• **Task requirements**
Begin with the line holding "Write the matplotlib code for this chart.", end with the line holding "from matplotlib.lines import Line2D", and repeat every line in between exactly, without pictures.

• **Entries**
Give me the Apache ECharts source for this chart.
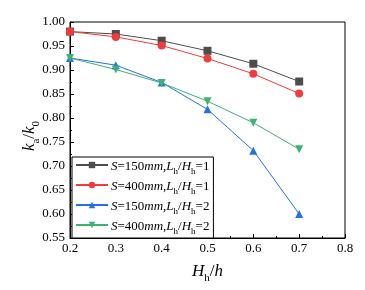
<!DOCTYPE html>
<html><head><meta charset="utf-8">
<script src="https://cdn.jsdelivr.net/npm/echarts@6/dist/echarts.min.js"></script>
<style>html,body{margin:0;padding:0;background:#fff}#c{width:365px;height:290px}</style>
</head><body><div id="c"></div>
<script>
const xValues = [0.2, 0.3, 0.4, 0.5, 0.6, 0.7];
const s150L1 = [0.980, 0.975, 0.961, 0.940, 0.913, 0.876];
const s400L1 = [0.980, 0.969, 0.951, 0.924, 0.892, 0.851];
const s150L2 = [0.925, 0.910, 0.874, 0.818, 0.732, 0.600];
const s400L2 = [0.925, 0.901, 0.873, 0.835, 0.790, 0.735];
const seriesNames = ['a', 'b', 'c', 'd'];
const legendLabels = {
  a: '{i|S}{n|=150}{i|mm}{n|,}{i|L}{s|h}{n|/}{i|H}{s|h}{n|=1}',
  b: '{i|S}{n|=400}{i|mm}{n|,}{i|L}{s|h}{n|/}{i|H}{s|h}{n|=1}',
  c: '{i|S}{n|=150}{i|mm}{n|,}{i|L}{s|h}{n|/}{i|H}{s|h}{n|=2}',
  d: '{i|S}{n|=400}{i|mm}{n|,}{i|L}{s|h}{n|/}{i|H}{s|h}{n|=2}'
};
const colors = ['#4d4d4d', '#f23b3b', '#2470e6', '#3cb371'];
const symbols = ['rect', 'circle', 'triangle', 'path://M0,0 L10,0 L5,9 Z'];
const allData = [s150L1, s400L1, s150L2, s400L2];
const F = 'Liberation Serif';
const chart = echarts.init(document.getElementById('c'));
const rich = {
  i: {fontFamily: F, fontStyle: 'italic', fontSize: 13, color: '#000', lineHeight: 16, verticalAlign: 'bottom'},
  n: {fontFamily: F, fontSize: 13, color: '#000', lineHeight: 16, verticalAlign: 'bottom'},
  s: {fontFamily: F, fontSize: 9, color: '#000', lineHeight: 14, verticalAlign: 'bottom', padding: [0,0,-3,0]}
};
chart.setOption({
  animation: false,
  color: colors,
  grid: {left: 70, right: 20, top: 22, bottom: 52, show: true, borderColor: '#000', borderWidth: 1},
  legend: {
    orient: 'vertical', left: 72, top: 157,
    itemWidth: 32, itemHeight: 8, itemGap: 4,
    borderColor: '#000', borderWidth: 1, borderRadius: 0,
    backgroundColor: '#fff', padding: [3, 4, 2, 3],
    formatter: n => legendLabels[n],
    textStyle: {rich: rich, padding: [0,0,0,-2]}
  },
  xAxis: {
    type: 'value', min: 0.2, max: 0.8, interval: 0.1,
    axisLine: {lineStyle: {color: '#000'}},
    axisTick: {inside: true, length: 4, lineStyle: {color: '#000'}},
    minorTick: {show: true, splitNumber: 2, length: 2, lineStyle: {color: '#000'}},
    splitLine: {show: false},
    axisLabel: {fontFamily: F, fontSize: 13, color: '#000', margin: 4, formatter: v => v.toFixed(1)},
    name: '{i|H}{s|h}{n|/}{i|h}', nameLocation: 'middle', nameGap: 22, nameMoveOverlap: false,
    nameTextStyle: {rich: {
      i: {fontFamily: F, fontStyle: 'italic', fontSize: 17, color: '#000', lineHeight: 20, verticalAlign: 'bottom'},
      n: {fontFamily: F, fontSize: 17, color: '#000', lineHeight: 20, verticalAlign: 'bottom'},
      s: {fontFamily: F, fontSize: 11, color: '#000', lineHeight: 16, verticalAlign: 'bottom', padding: [0,0,-4,0]}
    }}
  },
  yAxis: {
    type: 'value', min: 0.55, max: 1.0, interval: 0.05,
    axisLine: {show: true, lineStyle: {color: '#000'}},
    axisTick: {show: true, inside: true, length: 4, lineStyle: {color: '#000'}},
    minorTick: {show: true, splitNumber: 2, length: 2, lineStyle: {color: '#000'}},
    splitLine: {show: false},
    axisLabel: {fontFamily: F, fontSize: 13, color: '#000', margin: 5, formatter: v => v.toFixed(2)},
    name: '{i|k}{s|a}{n|/}{i|k}{s|0}', nameLocation: 'middle', nameGap: 32, nameRotate: 90, nameMoveOverlap: false,
    nameTextStyle: {padding: [0, 12, 0, 0], rich: {
      i: {fontFamily: F, fontStyle: 'italic', fontSize: 17, color: '#000', lineHeight: 20, verticalAlign: 'bottom'},
      n: {fontFamily: F, fontSize: 17, color: '#000', lineHeight: 20, verticalAlign: 'bottom'},
      s: {fontFamily: F, fontSize: 11, color: '#000', lineHeight: 16, verticalAlign: 'bottom', padding: [0,0,-4,0]}
    }}
  },
  series: seriesNames.map((n, k) => ({
    name: n, type: 'line',
    data: xValues.map((x, i) => [x, allData[k][i]]),
    symbol: symbols[k], symbolSize: 8,
    lineStyle: {width: 1},
    itemStyle: {color: colors[k]}
  }))
});
</script></body></html>
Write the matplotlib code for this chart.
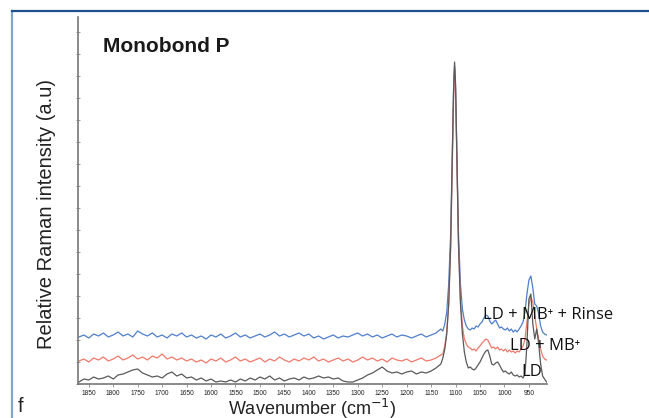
import matplotlib.pyplot as plt
import numpy as np
from matplotlib.lines import Line2D

# wavenumber sampling (cm-1)
wn_flat = np.arange(1870, 1129, -10)
wn_peak = np.array([1126, 1122, 1118, 1114, 1110, 1107, 1104, 1102, 1100, 1097, 1094, 1090, 1086, 1082, 1078, 1074])
wn_tail = np.arange(1070, 913, -4)
wavenumber = np.concatenate([wn_flat, wn_peak, wn_tail])

# LD
ld_flat = [2, 5, 4, 7, 5, 6, 8, 5, 9, 10,
           12, 14, 15, 11, 9, 7, 8, 6, 10, 12,
           8, 10, 6, 7, 4, 6, 3, 5, 2, 3,
           2, 4, 2, 5, 3, 6, 4, 7, 5, 8,
           4, 6, 3, 5, 6, 4, 7, 5, 6, 8,
           6, 7, 5, 6, 3, 2, 2, 4, 6, 9,
           11, 14, 17, 13, 11, 12, 10, 12, 13, 10,
           12, 11, 13, 16, 20]
ld_peak = [26, 35, 50, 80, 140, 220, 295, 322, 300, 220, 140, 80, 50, 32, 22, 16]
ld_tail = [17, 15, 14, 16, 19, 22, 26, 30, 33, 34,
           28, 20, 19, 21, 22, 19, 15, 12, 13, 11,
           10, 12, 9, 8, 9, 7, 8, 6, 10, 40,
           85, 90, 60, 45, 55, 40, 20, 8, 5, 2]

# LD + MB+
mb_flat = [23, 25, 22, 26, 24, 27, 23, 25, 28, 24,
           26, 29, 25, 27, 24, 28, 26, 30, 25, 27,
           24, 26, 23, 25, 22, 24, 21, 25, 23, 26,
           22, 24, 27, 23, 25, 22, 24, 26, 22, 25,
           23, 27, 24, 22, 25, 23, 26, 24, 27, 23,
           25, 22, 24, 26, 23, 25, 22, 24, 27, 24,
           26, 23, 25, 22, 26, 24, 23, 25, 22, 24,
           26, 23, 24, 26, 29]
mb_peak = [30, 38, 52, 80, 135, 210, 285, 316, 292, 215, 140, 85, 58, 45, 40, 37]
mb_tail = [36, 34, 35, 33, 36, 38, 41, 43, 45, 44,
           40, 36, 37, 35, 37, 34, 35, 33, 35, 32,
           34, 32, 33, 31, 33, 32, 35, 38, 45, 62,
           80, 87, 82, 68, 55, 45, 35, 28, 25, 24]

# LD + MB+ + Rinse
rinse_flat = [47, 49, 46, 50, 48, 51, 47, 49, 52, 48,
              50, 47, 53, 50, 48, 51, 47, 49, 46, 50,
              48, 51, 47, 49, 46, 48, 45, 49, 47, 50,
              46, 48, 51, 47, 49, 46, 48, 50, 47, 49,
              52, 48, 50, 47, 49, 51, 48, 50, 46, 48,
              45, 47, 49, 46, 48, 47, 49, 51, 48, 50,
              47, 49, 46, 48, 50, 47, 49, 48, 46, 48,
              50, 47, 49, 51, 55]
rinse_peak = [53, 60, 72, 100, 150, 225, 295, 318, 298, 225, 150, 100, 75, 64, 58, 55]
rinse_tail = [54, 56, 55, 58, 57, 60, 62, 66, 69, 68,
              63, 60, 62, 64, 60, 56, 57, 55, 54, 56,
              53, 55, 52, 54, 52, 55, 58, 62, 72, 90,
              104, 108, 96, 80, 78, 70, 58, 52, 50, 49]

ld = np.array(ld_flat + ld_peak + ld_tail)
ld_mb = np.array(mb_flat + mb_peak + mb_tail)
ld_mb_rinse = np.array(rinse_flat + rinse_peak + rinse_tail)

tick_values = [1850, 1800, 1750, 1700, 1650, 1600, 1550, 1500, 1450, 1400,
               1350, 1300, 1250, 1200, 1150, 1100, 1050, 1000, 950]

W, H = 649, 418
fig = plt.figure(figsize=(W / 100, H / 100), dpi=100)
ax = fig.add_axes([78 / W, 1 - 384 / H, (547 - 78) / W, (384 - 17) / H])

ax.plot(wavenumber, ld_mb_rinse, color="#4f7fcc", lw=0.9)
ax.plot(wavenumber, ld_mb, color="#f0796a", lw=0.9)
ax.plot(wavenumber, ld, color="#5a5a5a", lw=0.9)

ax.set_xlim(1872, 913)
ax.set_ylim(0, 367)
ax.set_xticks(tick_values)
ax.set_xticklabels([str(v) for v in tick_values],
                   fontsize=4.8, color="#222222", family="Liberation Sans")
ax.set_yticks(np.arange(0, 360, 22))
ax.set_yticklabels([])
ax.tick_params(axis="x", length=2.5, width=0.6, color="#888888", pad=2)
ax.tick_params(axis="y", direction="inout", length=3, width=0.6, color="#888888")
for s in ["top", "right"]:
    ax.spines[s].set_visible(False)
for s in ["left", "bottom"]:
    ax.spines[s].set_color("#777777")
    ax.spines[s].set_linewidth(1.2)

ann_font = ["Open Sans", "DejaVu Sans"]
ax.text(1044, 69, "LD + MB\u207a + Rinse", fontsize=12, va="center", family=ann_font,
        fontweight="medium", color="#111111")
ax.text(989, 38, "LD + MB\u207a", fontsize=12, va="center", family=ann_font,
        fontweight="medium", color="#111111")
ax.text(965, 12, "LD", fontsize=12, va="center", family=ann_font,
        fontweight="medium", color="#111111")

fig.text(103 / W, 1 - 47 / H, "Monobond P", fontsize=15, fontweight="bold",
         family="Liberation Sans", va="center", ha="left", color="#1a1a1a")
fig.text(47 / W, 1 - 214 / H, "Relative Raman intensity (a.u)", rotation=90,
         fontsize=14.5, family="Liberation Sans", va="center", ha="center", color="#222222")
fig.text(312 / W, 1 - 409 / H, "Wavenumber (cm$^{-1}$)", fontsize=13,
         family="Liberation Sans", va="center", ha="center", color="#222222")
fig.text(18 / W, 1 - 406 / H, "f", fontsize=14.5, family="Liberation Sans",
         va="center", ha="left", color="#222222")

# panel border (left and top edges visible)
fig.add_artist(Line2D([12 / W, 12 / W], [0, 1 - 11 / H], color="#7ea6cf", lw=1.6))
fig.add_artist(Line2D([12 / W, 1], [1 - 11 / H, 1 - 11 / H], color="#1d4f8c", lw=1.6))

fig.savefig("out.png", dpi=100)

• **The output**
Write the matplotlib code for this chart.
import matplotlib.pyplot as plt
import numpy as np
from matplotlib.lines import Line2D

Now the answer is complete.